(begin)
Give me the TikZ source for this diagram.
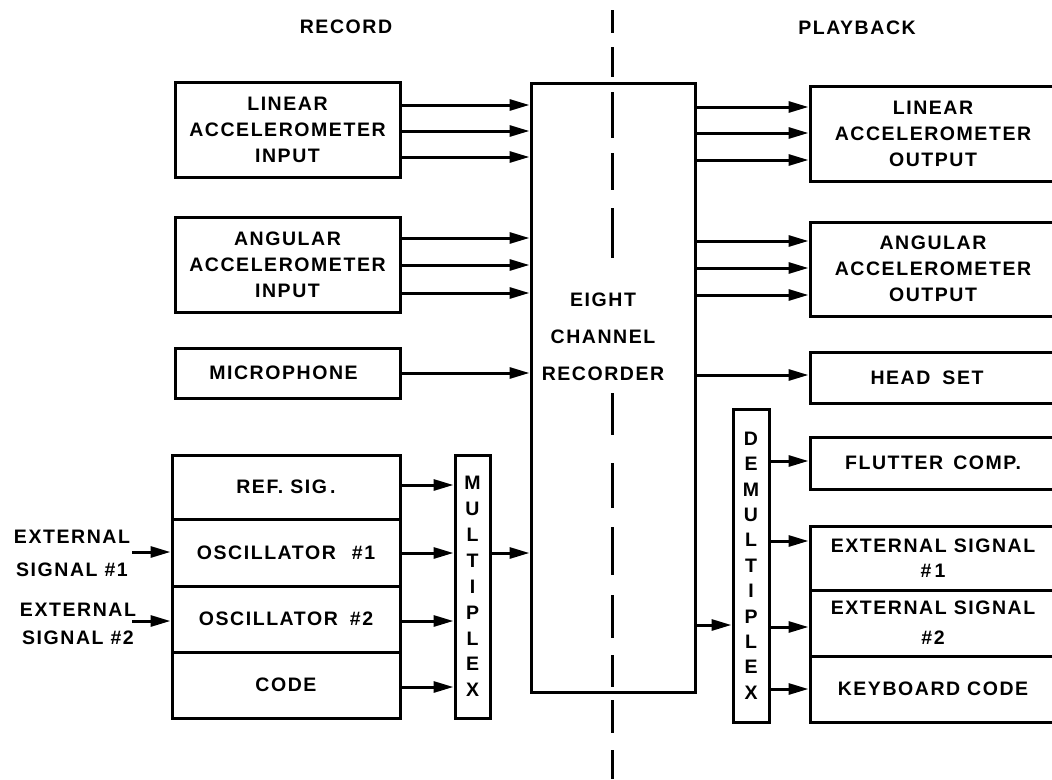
\documentclass[tikz,border=0pt]{standalone}
\usepackage{fontspec}
\setmainfont{Liberation Sans}[LetterSpace=8]
\usetikzlibrary{arrows.meta}
\newcommand\lbl{\fontsize{19.5}{26}\selectfont\bfseries}
\begin{document}
\begin{tikzpicture}[x=1pt,y=-1pt,
  box/.style={draw, line width=3pt, rectangle, inner sep=0pt, font=\lbl, align=center},
  txt/.style={inner sep=0pt, font=\lbl, align=center},
  arr/.style={line width=3pt, -{Triangle[length=20pt,width=11pt]}},
  dashseg/.style={line width=3pt}]
\useasboundingbox (0,0) rectangle (1052,779);
\clip (0,0) rectangle (1052,779);

% headings
\node[txt] (rec_h) at (346,27) {RECORD};
\node[txt] (play_h) at (857,28) {PLAYBACK};

% dividing dashed line
\foreach \a/\b in {10/33,47/77,92/138,153/190,208/258,393/435,463/508,527/575,595/638,655/687,700/733,750/779}
  \draw[dashseg] (612,\a) -- (612,\b);

% record side
\node[box, minimum width=225pt, minimum height=95pt] (linin) at (287.5,129.5) {LINEAR\\ACCELEROMETER\\INPUT};
\node[box, minimum width=225pt, minimum height=95pt] (angin) at (287.5,264.5) {ANGULAR\\ACCELEROMETER\\INPUT};
\node[box, minimum width=225pt, minimum height=50pt] (mic) at (287.5,373) {MICROPHONE\hspace{8pt}};

\node[box, minimum width=228pt, minimum height=64pt] (ref) at (286,487) {REF.\ SIG\,.};
\node[box, minimum width=228pt, minimum height=67pt] (osc1) at (286,552.5) {OSCILLATOR\hspace{16pt}\#1};
\node[box, minimum width=228pt, minimum height=66pt] (osc2) at (286,619) {OSCILLATOR\hspace{12pt}\#2};
\node[box, minimum width=228pt, minimum height=66pt] (code) at (286,685) {CODE};

\node[box, minimum width=35pt, minimum height=263pt, font=\fontsize{19.5}{25.9}\selectfont\bfseries] (mux) at (472.5,586.5) {M\\U\\L\\T\\I\\P\\L\\E\\X};

\node[txt, font=\fontsize{19.5}{33}\selectfont\bfseries] (ext1) at (72,553) {EXTERNAL\\SIGNAL \#1};
\node[txt, font=\fontsize{19.5}{28}\selectfont\bfseries] (ext2) at (78,624) {EXTERNAL\\SIGNAL \#2};
\coordinate (x1) at (132,552);
\coordinate (x2) at (132,621);

% recorder
\node[box, minimum width=164pt, minimum height=609pt] (rec) at (613,387.5) {};
\node[txt, font=\fontsize{19.5}{37}\selectfont\bfseries] (rectext) at (603,337) {EIGHT\\CHANNEL\\RECORDER};

% playback side
\node[box, minimum width=246pt, minimum height=95pt] (linout) at (933,133.5) {LINEAR\\ACCELEROMETER\\OUTPUT};
\node[box, minimum width=246pt, minimum height=94pt] (angout) at (933,269) {ANGULAR\\ACCELEROMETER\\OUTPUT};
\node[box, minimum width=246pt, minimum height=51pt] (head) at (933,377.5) {\hspace{-12pt}HEAD\hspace{12pt}SET};
\node[box, minimum width=246pt, minimum height=52pt] (flut) at (933,463) {FLUTTER\hspace{10pt}COMP.};
\node[box, minimum width=246pt, minimum height=64pt, font=\fontsize{19.5}{25}\selectfont\bfseries] (es1) at (933,558) {EXTERNAL SIGNAL\\\#\,1};
\node[box, minimum width=246pt, minimum height=66pt, font=\fontsize{19.5}{30}\selectfont\bfseries] (es2) at (933,623) {EXTERNAL SIGNAL\\\#2};
\node[box, minimum width=246pt, minimum height=66pt] (kbd) at (933,689) {KEYBOARD CODE};

\node[box, minimum width=36pt, minimum height=313pt, font=\fontsize{19.5}{25.4}\selectfont\bfseries] (demux) at (751,565.5) {D\\E\\M\\U\\L\\T\\I\\P\\L\\E\\X};

% connectors: record side
\foreach \y in {105,131,157}
  \draw[arr] (linin.east |- 0,\y) -- (rec.west |- 0,\y);
\foreach \y in {238,265,293}
  \draw[arr] (angin.east |- 0,\y) -- (rec.west |- 0,\y);
\draw[arr] (mic.east |- 0,373) -- (rec.west |- 0,373);
\draw[arr] (ref.east |- 0,485) -- (mux.west |- 0,485);
\draw[arr] (osc1.east |- 0,553) -- (mux.west |- 0,553);
\draw[arr] (osc2.east |- 0,621) -- (mux.west |- 0,621);
\draw[arr] (code.east |- 0,687) -- (mux.west |- 0,687);
\draw[arr] (mux.east |- 0,553) -- (rec.west |- 0,553);
\draw[arr] (x1) -- (osc1.west |- x1);
\draw[arr] (x2) -- (osc2.west |- x2);

% connectors: playback side
\foreach \y in {107,133,160}
  \draw[arr] (rec.east |- 0,\y) -- (linout.west |- 0,\y);
\foreach \y in {241,268,295}
  \draw[arr] (rec.east |- 0,\y) -- (angout.west |- 0,\y);
\draw[arr] (rec.east |- 0,375) -- (head.west |- 0,375);
\draw[arr] (rec.east |- 0,625) -- (demux.west |- 0,625);
\draw[arr] (demux.east |- 0,461) -- (flut.west |- 0,461);
\draw[arr] (demux.east |- 0,541) -- (es1.west |- 0,541);
\draw[arr] (demux.east |- 0,627) -- (es2.west |- 0,627);
\draw[arr] (demux.east |- 0,689) -- (kbd.west |- 0,689);
\end{tikzpicture}
\end{document}
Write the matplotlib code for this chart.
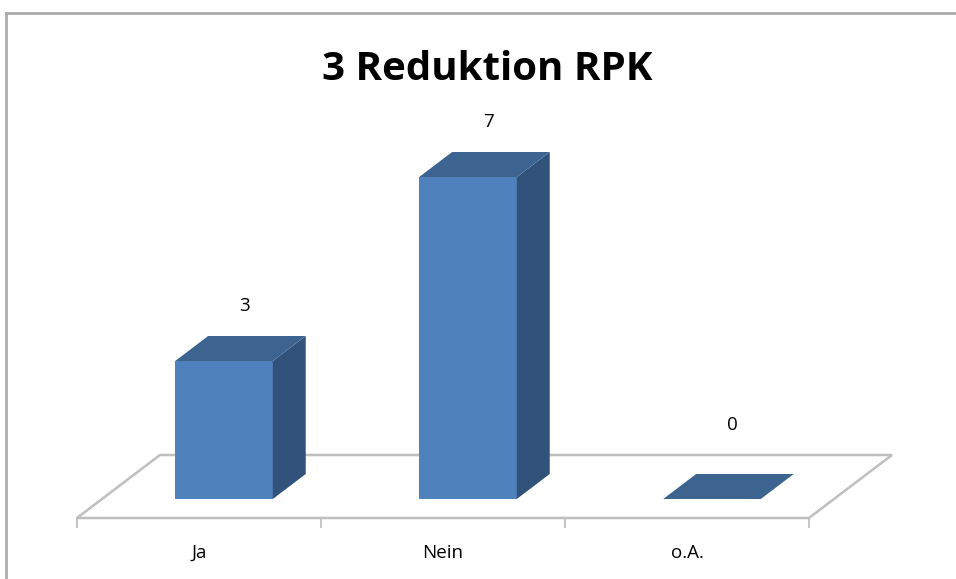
import matplotlib
matplotlib.use("Agg")
import matplotlib.pyplot as plt
from matplotlib.patches import Polygon
from matplotlib.transforms import IdentityTransform

categories = ["Ja", "Nein", "o.A."]
values = [3, 7, 0]
title = "3 Reduktion RPK"

FRONT = "#4F81BD"
TOP = "#3D6490"
SIDE = "#31527B"
GRID = "#BFBFBF"

W, H = 956, 579
fig = plt.figure(figsize=(W / 100, H / 100), dpi=100)
fig.patch.set_facecolor("white")

# axes = bar front plane: x in category units, y in value units
left_px, right_px = 102, 834
base_px, top_px = 499, 131
ax = fig.add_axes([left_px / W, (H - base_px) / H,
                   (right_px - left_px) / W, (base_px - top_px) / H])
ax.set_xlim(-0.5, len(categories) - 0.5)
ax.set_ylim(0, 8)
ax.axis("off")

# depth direction (display pixels per unit of depth)
DX, DY = 83 / 63, 1.0
BAR_DEPTH = 25
FLOOR_FRONT = -19
FLOOR_BACK = 44
BAR_W = 0.4


def P(x, v, d=0.0):
    px, py = ax.transData.transform((x, v))
    return (px + d * DX, py + d * DY)


def poly(pts, **kw):
    p = Polygon(pts, closed=True, transform=IdentityTransform(), **kw)
    fig.add_artist(p)
    return p


n = len(categories)
# floor
floor = [P(-0.5, 0, FLOOR_FRONT), P(n - 0.5, 0, FLOOR_FRONT),
         P(n - 0.5, 0, FLOOR_BACK), P(-0.5, 0, FLOOR_BACK)]
poly(floor, facecolor="white", edgecolor=GRID, lw=1.8, zorder=1)
# ticks on the front edge
for k in range(n + 1):
    x0, y0 = P(k - 0.5, 0, FLOOR_FRONT)
    fig.add_artist(plt.Line2D([x0, x0], [y0, y0 - 9], color=GRID, lw=1.3,
                              transform=IdentityTransform(), zorder=1))

fb_y = P(0, 0, FLOOR_BACK)[1]
for i, v in enumerate(values):
    xl, xr = i - BAR_W / 2, i + BAR_W / 2
    if v > 0:
        poly([P(xl, 0), P(xr, 0), P(xr, v), P(xl, v)],
             facecolor=FRONT, edgecolor="none", zorder=3)
        poly([P(xr, 0), P(xr, 0, BAR_DEPTH), P(xr, v, BAR_DEPTH), P(xr, v)],
             facecolor=SIDE, edgecolor="none", zorder=3)
    poly([P(xl, v), P(xr, v), P(xr, v, BAR_DEPTH), P(xl, v, BAR_DEPTH)],
         facecolor=TOP, edgecolor="none", zorder=3)
    # value label
    cx, cy = P(i, v, BAR_DEPTH * 0.62)
    ly = max(P(i, v, BAR_DEPTH)[1], fb_y) + 30
    fig.text(cx / W, ly / H, str(v), ha="center", va="center",
             fontsize=13.5, family="Open Sans", color="black")
    # category label
    lx, _ = P(i, 0, FLOOR_FRONT)
    fig.text(lx / W, (H - 553) / H, categories[i], ha="center", va="center",
             fontsize=13.5, family="Open Sans", color="black")

fig.text(487 / W, (H - 70) / H, title, ha="center", va="center",
         fontsize=29, fontweight="bold", family="Open Sans", color="black")

# chart area border (top and left visible)
fig.add_artist(plt.Line2D([5.5, 5.5], [0, H - 13], color="#ABABAB", lw=2,
                          transform=IdentityTransform()))
fig.add_artist(plt.Line2D([5.5, W], [H - 13, H - 13], color="#ABABAB", lw=2,
                          transform=IdentityTransform()))

fig.savefig("out.png", dpi=100, facecolor="white")
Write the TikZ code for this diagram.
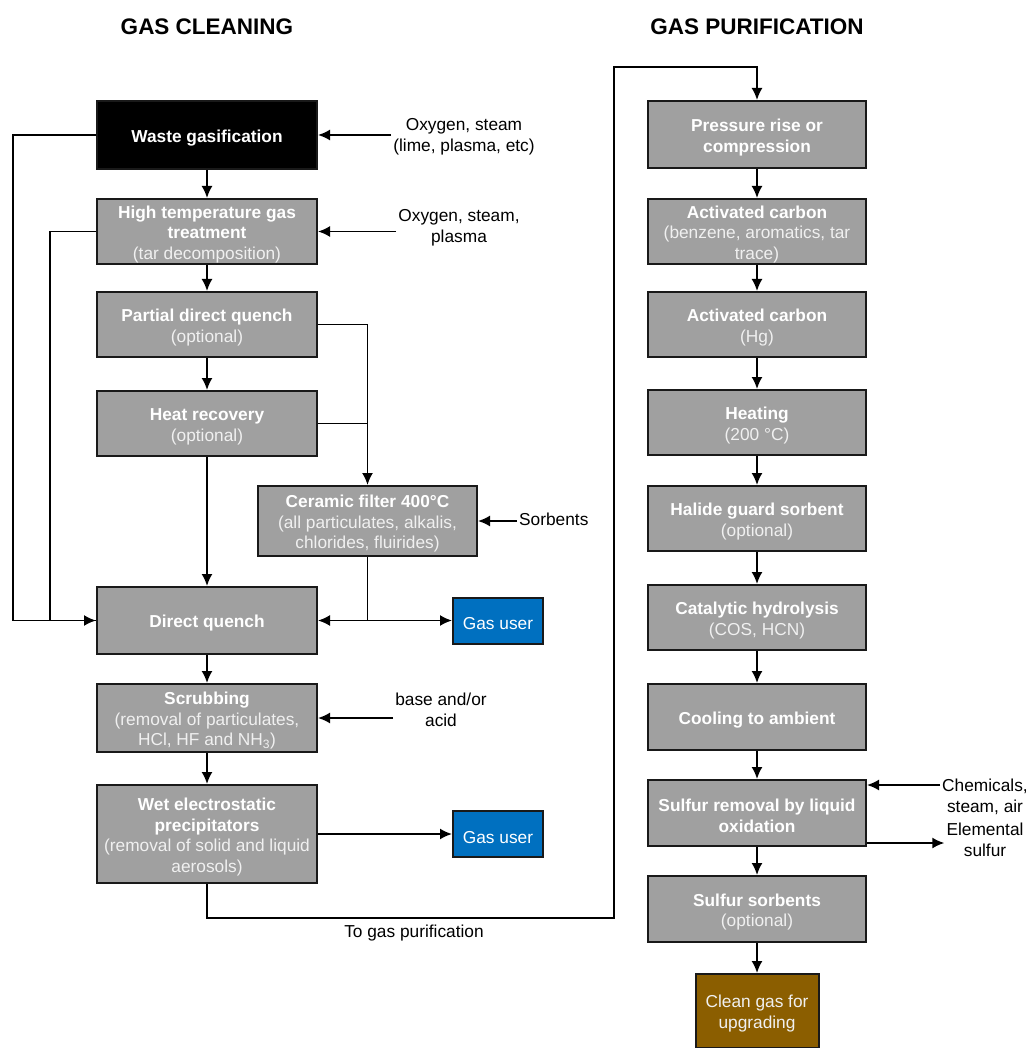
(end)
Include both the line containing "Write the matplotlib code for this chart." and the line containing "from matplotlib.transforms import" when you write out everything between them, exactly. Leave the pictures out.

Response to the task »
Write the matplotlib code for this chart.
import matplotlib
matplotlib.use("Agg")
import matplotlib.pyplot as plt
from matplotlib.patches import Polygon
from matplotlib.transforms import IdentityTransform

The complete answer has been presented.